Day Forty-Five – Township Tour

This morning I went on a township tour with Imzu Tours. We toured Langa Township and Khayelitsha Township. Langa was created by the Apartheid government, while Khayelitsha was created by the post-Apartheid [modern] government; yet, they are of a kind. There are relatively nice concrete two and three storey apartments side by side with container homes, sheet metal shanties and filled only with black people.

This little boy ran up and ASKED us to take a photo of him. And then struck this pose, Zoolander lips and all.

This door leads into the historical Women’s Quarters, where women were kept (separate from men to further reduce their humanity by not honouring marriages etc) before 1924. Today it is a set of nine rooms, with a communal area video’d below.

Spent hens for butcher. Inhumane accommodations, though I suppose it’s hard to expect better for chickens than the humans have.

Brewing for her shanty bar. It’s sold by the 5L pail for 3CAD and pails are shared around the circle of men inside the shanty.

The nice concrete buildings are built by the modern government and theoretically there will be enough built for everyone. But this was promised 24 years ago.. so no one is holding their breath. I hope.

Segregation continues today, except instead of passes and checkpoints, wealth (or lack there of) and racism (in all directions) keep each group in their designated spaces.

Some notes: education and healthcare are free, though of course the public stream is underfunded and over-crowded. Unemployment in Langa is 80%, population 60K; 60% of 2.5million in Khayelitsha.

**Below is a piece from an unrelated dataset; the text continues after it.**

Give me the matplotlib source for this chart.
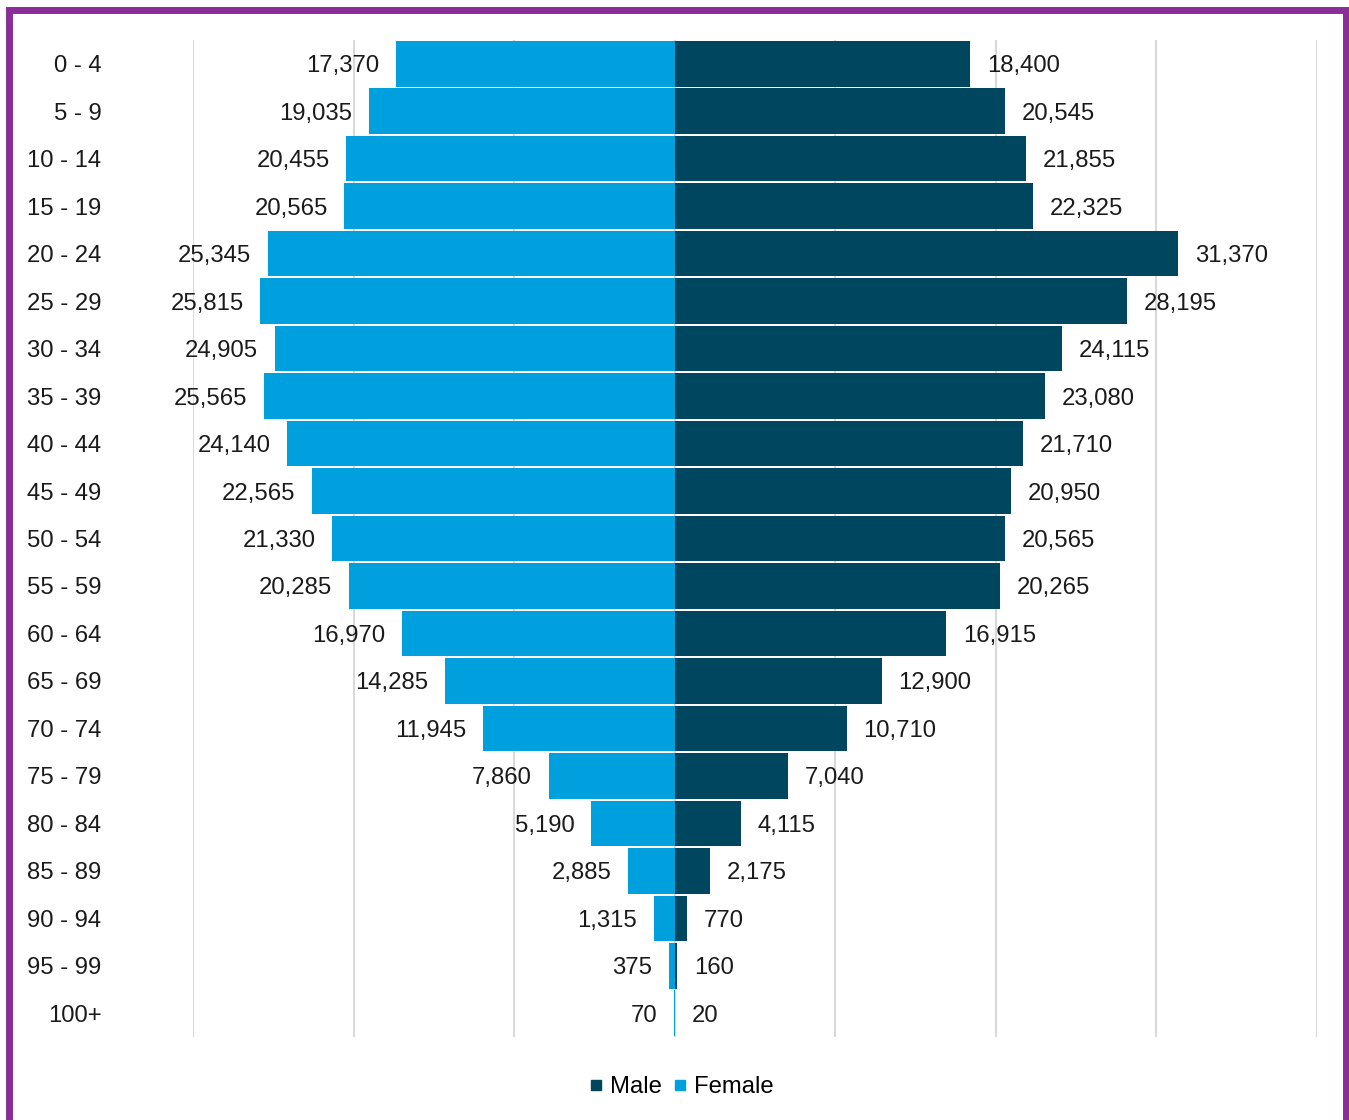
import numpy as np
import matplotlib.pyplot as plt
from matplotlib.patches import Rectangle
from matplotlib.lines import Line2D

plt.rcParams['font.family'] = ['Liberation Sans', 'DejaVu Sans']

age_groups = ['0 - 4', '5 - 9', '10 - 14', '15 - 19', '20 - 24', '25 - 29', '30 - 34',
              '35 - 39', '40 - 44', '45 - 49', '50 - 54', '55 - 59', '60 - 64', '65 - 69',
              '70 - 74', '75 - 79', '80 - 84', '85 - 89', '90 - 94', '95 - 99', '100+']
male = [18400, 20545, 21855, 22325, 31370, 28195, 24115, 23080, 21710, 20950, 20565,
        20265, 16915, 12900, 10710, 7040, 4115, 2175, 770, 160, 20]
female = [17370, 19035, 20455, 20565, 25345, 25815, 24905, 25565, 24140, 22565, 21330,
          20285, 16970, 14285, 11945, 7860, 5190, 2885, 1315, 375, 70]

male_col = '#00465F'
female_col = '#009FDE'
fs = 17.2

fig = plt.figure(figsize=(13.49, 11.2), dpi=100)
ax = fig.add_axes([193/1349, 1 - 1037/1120, (1317-193)/1349, (1037-40)/1120])

y = np.arange(len(age_groups))
ax.barh(y, male, height=0.96, color=male_col, zorder=2)
ax.barh(y, [-v for v in female], height=0.96, color=female_col, zorder=2)

for i in range(len(age_groups)):
    ax.annotate(f'{male[i]:,}', (male[i], i), xytext=(12, 0), textcoords='offset points',
                ha='left', va='center_baseline', fontsize=fs, color='#1a1a1a')
    ax.annotate(f'{female[i]:,}', (-female[i], i), xytext=(-12, 0), textcoords='offset points',
                ha='right', va='center_baseline', fontsize=fs, color='#1a1a1a')

ax.set_xlim(-30000, 40000)
ax.set_ylim(len(age_groups) - 0.5, -0.5)
ax.set_xticks(np.arange(-30000, 40001, 10000))
ax.set_xticklabels([])
ax.grid(axis='x', color='#d9d9d9', linewidth=1.5, zorder=0)
ax.set_axisbelow(True)
ax.tick_params(length=0)
ax.set_yticks(y)
ax.set_yticklabels(age_groups, fontsize=fs, color='#1a1a1a', va='center_baseline')
ax.tick_params(axis='y', pad=66)
for s in ax.spines.values():
    s.set_visible(False)

handles = [Line2D([], [], marker='s', linestyle='none', markersize=7.5, color=male_col),
           Line2D([], [], marker='s', linestyle='none', markersize=7.5, color=female_col)]
fig.legend(handles, ['Male', 'Female'], loc='center', bbox_to_anchor=(681/1349, 1 - 1087/1120),
           ncol=2, frameon=False, fontsize=fs, handlelength=0.6, handletextpad=0.3,
           columnspacing=0.45)

# purple frame round the whole figure
fig.patches.append(Rectangle((9/1349, -0.05), 1337/1349, 0.05 + 1 - 10/1120,
                             transform=fig.transFigure, fill=False,
                             edgecolor='#8A2D98', linewidth=5))

fig.savefig('out.png', dpi=100)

All the township tours include a “tour” around community craft shops, which is essentially a funnelled shopping trip. I appreciated that ours was only about 10% of the tour time, the rest was spent walking about, a bit of history, seeing the common areas of some communal housing, going into a bar (drinking shack) and talking/asking questions. Our guide, Lee, was not shy about answering questions, which was nice. I’ve heard that other tour companies include a visit to District Six Museum, and I was ready to judge our tour badly for this omission. I’m not sure, however, that there is anything I would have omitted from our tour to make space for the museum. Even the shopping part, which annoys me on principal, I am grateful for, because I picked up two beautiful sand paintings. And I have to admit, the shopping part, in the community projects building, is probably beneficial to the community. Each artist gets their stall and work space for free, including electricity and water, provided they mentor any children that are interested in their craft – whether the children go on to use the art to support themselves in the future is neither here nor there. Learning a craft, doing something artistic outside of school and having a mentor, can never be a waste.

#melissasopinion <<< available all over this post!

The evening was spent eating lovely food in Camps Bay and walking up the waterfront until Seapoint.